Today has been challenging working from home. My anxiety has been so severe I have revised my will. Despite some minor health difficulties, I’m determined to try to love peace and positive parenting, endeavouring to make a positive contribution to the world. On days like this, my fear has been overwhelming with self-criticism. I used to listen to a lot of positive affirmations to overcome my fear and to develop a positive self.
Despite the terrifying fear, the practising of yoga even 5 minutes every now and again the difficult stretches from Ashtanga yoga have been a source of relief. They have transformed my stress, which has been high due to struggling to clear the clutter around the house in order to sit at my desk.
Finding managing the household tasks along with the expectation of producing something positive and consistent and feeling bad about the fact that I have had to claim benefits to supplement my income has affected my self-image.
Affirm;
I’m really scared of other peoples harsh criticism of this too. This is especially difficult as I am highly educated, but living in an area which is still unknown to me. There are few people I speak with and the level of social isolation I currently feel is sometimes difficult, but sometimes the solitude is an absolute source of comfort
Affirm;
I can
I will
Singing really has helped to alleviate my chest pain and the prayers for peace in the world, I think Sanskrit makes me even more resolute to love peace wholeheartedly and to ensure that I am a PeaceMaker. I hope this has a positive ripple. My love singing, and an endeavour to smile through the stress and fear gives me courage and hope.

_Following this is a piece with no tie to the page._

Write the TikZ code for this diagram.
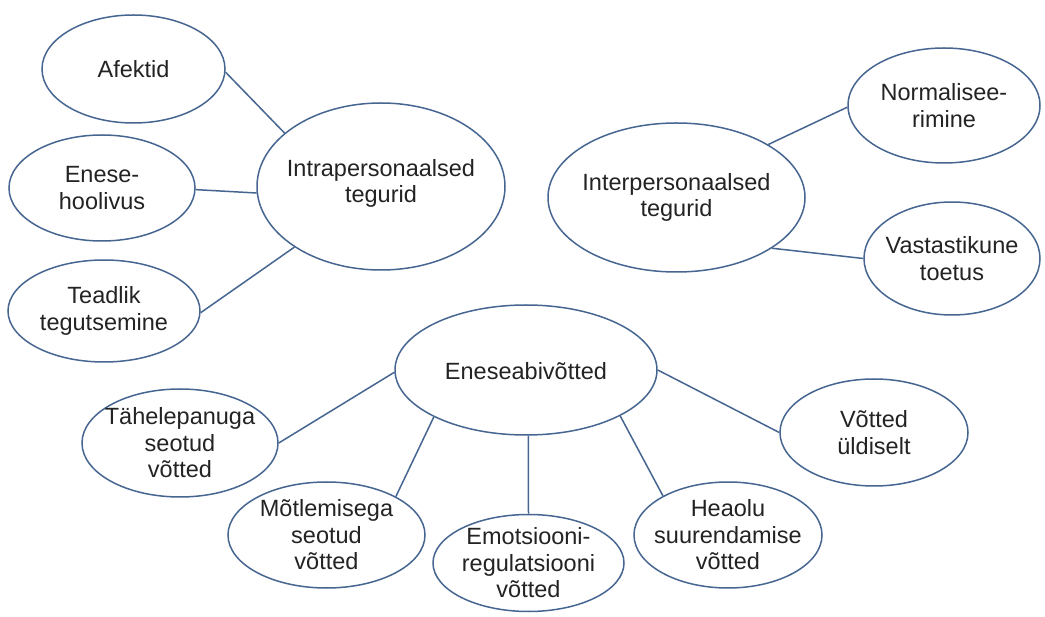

I keep trying different projects and waking up forgetting what I am working on. It makes it very difficult to be consistent in developing a positive work ethic. My self-criticism is well, why can’t I sustain a strong career and my frustration that sometimes my social interactions may be awkward and weird possibly due to some of the life situations I have been through
Affirm;
I am not my life situation
I am not my economic situation
For anyone else struggling to contribute something free writing has been a source of relief and in time may plant positive seeds for future economic growth.
Talking of seeds, gardening is on the horizon. Broadens to be planted in the garden and there is the hope of cultivating a crystal garden too.
Focusing on birthdays and Christmas while around the house and focusing on positive things and joyful moments of past, present and future and trying to find our weird human behaviour funny is a source of comfort.